Discussion in 'The Projects Forum' started by micro, Apr 30, 2006.

  1. micro

    Thread Starter Member

    Feb 10, 2006
    Recently I have read a Simple DC motor PWN speed control circuit from Inside the article and below the word of important, there have mention that "the drain (or collector) current must be equal to maximum motor current (at power supply voltage, when it is blocked)". May I know what is mean by maximum motor current? Can I check it from the data sheet (Which part of a data sheet, can you please guide me?) or measure from the 12V DC motor. Thanks for your kind help. :D
  2. Papabravo


    Feb 24, 2006
    It just means that if the motor wants to draw 3 Amps at 12 Volts that you should not expect a 2N7000 in a TO-92 package to do the job.
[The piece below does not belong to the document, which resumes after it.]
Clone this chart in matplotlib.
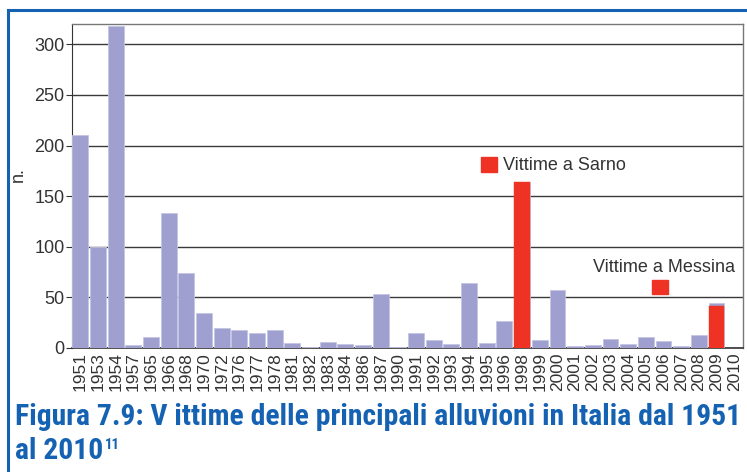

In this case I would be looking for a part that could handle 6A of drain current so as to not push the part to its design limit. The other parameter of interest is how much voltage can appear across the source-drain terminals without causing a breakdown, when the device is off. In this case I would look for a 24 Volt part for the same reason. It is good thing to have some margin between your operational point and the part's design limits, or Absolute Maximum Ratings. That said, you might decide to cut your margin down from a factor of two to a factor of 1.5 How and when to do this comes with experience.

    The datasheet for the part will give you the maximum drain current and the maximum drain-source voltage. These numbers will be in a paragraph called "Absolute Maximum Ratings"

    Datasheets for motors are less consistent than those for semiconductors, but you should still be able to find numbers or graphs that relate torque and speed to current and voltage.